# mit JDOM XML-Datei einlesen, die nicht "well-formed&quo



## mirko0 (15. Nov 2005)

Moin,

ich möchte eine XML-Datei einlesen, die nicht "well-formed" ist, es gibt Elementnamen, die mit einer Ziffer beginnen (nicht erlaubt). Da ich diese Datei aber nunmal einlesen muss, möchte ich darüber hinwegsehen.
Zum Einlesen der Datei benutze ich JDOM und einen SAXBuilder. Bei build() gibt es nun eine Exception (ist ja klar ...):


> Error on line 12 of document file:/C:/bla/file.xml: The content of elements must consist of well-formed character data or markup.

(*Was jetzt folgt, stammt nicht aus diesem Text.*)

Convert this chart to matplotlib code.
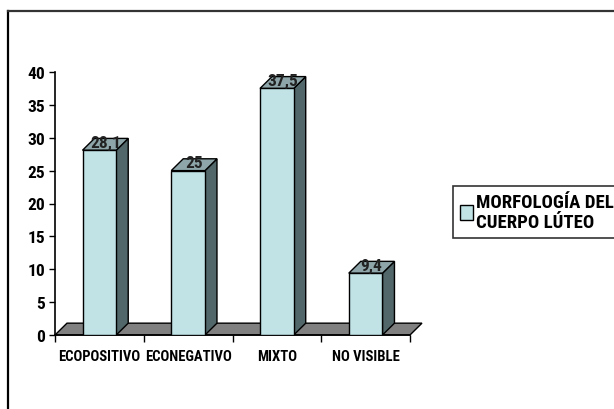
import matplotlib
matplotlib.use("Agg")
import matplotlib.pyplot as plt
from matplotlib.patches import Polygon
from matplotlib.lines import Line2D

# data
categories = ["ECOPOSITIVO", "ECONEGATIVO", "MIXTO", "NO VISIBLE"]
values = [28.1, 25, 37.5, 9.4]
value_labels = ["28,1", "25", "37,5", "9,4"]
series_name = "MORFOLOGÍA DEL\nCUERPO LÚTEO"
yticks = [0, 5, 10, 15, 20, 25, 30, 35, 40]

FONT = ["Roboto Condensed", "DejaVu Sans"]
FRONT = "#c2e3e6"
SIDE = "#52676a"
TOP = "#8ea6a9"
FLOOR = "#808080"

fig = plt.figure(figsize=(6.14, 4.10), dpi=100)
fig.patch.set_facecolor("white")
ax = fig.add_axes([55 / 614, 1 - 336 / 410, 355 / 614, 263 / 410])

x = list(range(len(categories)))
width = 0.38
dx = 0.135   # depth offset in x (data units)
dy = 1.8     # depth offset in y (data units)

ax.set_xlim(-0.5, len(categories) - 0.5)
ax.set_ylim(0, 40)

# floor
x0f, x1f = -0.5, len(categories) - 0.5
floor = Polygon([(x0f, 0), (x1f, 0), (x1f + dx, dy), (x0f + dx, dy)],
                closed=True, facecolor=FLOOR, edgecolor="black", lw=1.0,
                clip_on=False, zorder=1)
ax.add_patch(floor)

bars = ax.bar(x, values, width=width, color=FRONT, edgecolor="black",
              linewidth=1.0, zorder=3)

for rect, lab in zip(bars, value_labels):
    bx0 = rect.get_x()
    bx1 = bx0 + rect.get_width()
    h = rect.get_height()
    side = Polygon([(bx1, 0), (bx1 + dx, dy), (bx1 + dx, h + dy), (bx1, h)],
                   closed=True, facecolor=SIDE, edgecolor="black", lw=1.0,
                   clip_on=False, zorder=2)
    top = Polygon([(bx0, h), (bx1, h), (bx1 + dx, h + dy), (bx0 + dx, h + dy)],
                  closed=True, facecolor=TOP, edgecolor="black", lw=1.0,
                  clip_on=False, zorder=2)
    ax.add_patch(side)
    ax.add_patch(top)
    ax.text(bx0 + rect.get_width() / 2 + dx / 2, h + dy / 2 + 0.3, lab,
            ha="center", va="center", fontsize=12.5, fontweight="bold",
            family=FONT, color="#222222", zorder=5)

# axes styling
for s in ["top", "right"]:
    ax.spines[s].set_visible(False)
ax.spines["left"].set_linewidth(1.2)
ax.spines["bottom"].set_linewidth(1.2)
ax.set_yticks(yticks)
ax.set_yticklabels([str(t) for t in yticks], family=FONT, fontweight="bold",
                   fontsize=12.5)
ax.set_xticks([i - 0.5 for i in range(len(categories) + 1)])
ax.set_xticklabels([])
ax.set_xticks(x, minor=True)
ax.set_xticklabels(categories, minor=True, family=FONT, fontweight="bold",
                   fontsize=10.5)
ax.tick_params(axis="x", which="minor", length=0, pad=10)
ax.tick_params(axis="x", which="major", length=5, width=1.0, direction="out")
ax.tick_params(axis="y", length=4, width=1.0, pad=3)

# legend
leg = fig.legend([bars], [series_name], loc="upper left",
                 bbox_to_anchor=(453 / 614, 1 - 187 / 410),
                 prop={"family": FONT, "weight": "bold", "size": 13.5},
                 frameon=True, fancybox=False, edgecolor="black",
                 handlelength=0.7, handleheight=0.8, handletextpad=0.2,
                 borderpad=0.35, borderaxespad=0)
leg.get_frame().set_linewidth(1.2)

# outer frame (left and top only)
fig.add_artist(Line2D([8 / 614, 8 / 614], [0, 1 - 12 / 410], color="black", lw=1.6,
                      transform=fig.transFigure))
fig.add_artist(Line2D([8 / 614, 1], [1 - 12 / 410, 1 - 12 / 410], color="#333333",
                      lw=1.6, transform=fig.transFigure))

fig.savefig("out.png", dpi=100, facecolor="white")
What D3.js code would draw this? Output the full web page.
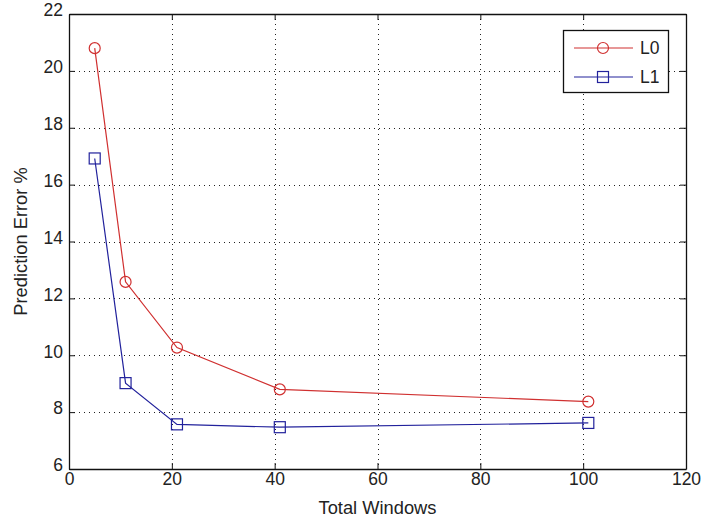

Ich habe jetzt ein bißchen im JDOM-Package rumgesucht und die Klasse Verifier.java gefunden. Da gibt es eine Methode checkXMLName(String name), wo an einer Stelle überprüft wird, ob das erste Zeichen eines Namens eine Ziffer ist. Diesen Teil habe ich auskommentiert, neu kompiliert und im jdom.jar-Package ersetzt.
Resultat: alles wie vorher  Weiß jemand, wie ich das Problem lösen kann?

Gruss,
Mirko


----------



## byte (15. Nov 2005)

Also erstmal: Wenn Deine Datei nicht well-formed ist, dann ist es keine XML-Datei. Du kannst das Problem doch einfach lösen, indem Du den Elementnamen, die mit einer Ziffer beginnen, vorne ein alphabetisches Zeichen einfügst. Dieses Zeichen kannst Du ja im weiteren Programmverlauf bei der Interpretation ignoriereren und nach dem Zurückschreiben am Ende wieder entfernen.


----------



## Bleiglanz (15. Nov 2005)

dein Problem kannst du nicht lösen

das ist eine der Grundlagen von XML: wenn das Ding nicht wohlgeformt ist dann ist es kein XML-Dokument, sondern irgendwas anderes

gute Parser werden die Bearbeitung IMMER mit einem Fehler abbrechen!


----------



## mirko0 (15. Nov 2005)

Ok, danke für die Atnworten. Um das nochmal klarzustellen, die Datei kommt von einem anderen Programm ... ich habe den Autor bereits informiert, dass die Datei nicht wel-formed ist, das sollte in der nächsten Version anscheinend eh geändert werden.
Ich werde es jetzt so machen, dass ich die Datei erst einlese und dann vor die falschen Elementnamen einen Buchstaben setze, am Ende tausch ich es dann wieder aus (die Datei(en) werden auch noch von besagtem anderen Programm genutzt.

Gruss,
Mirko


----------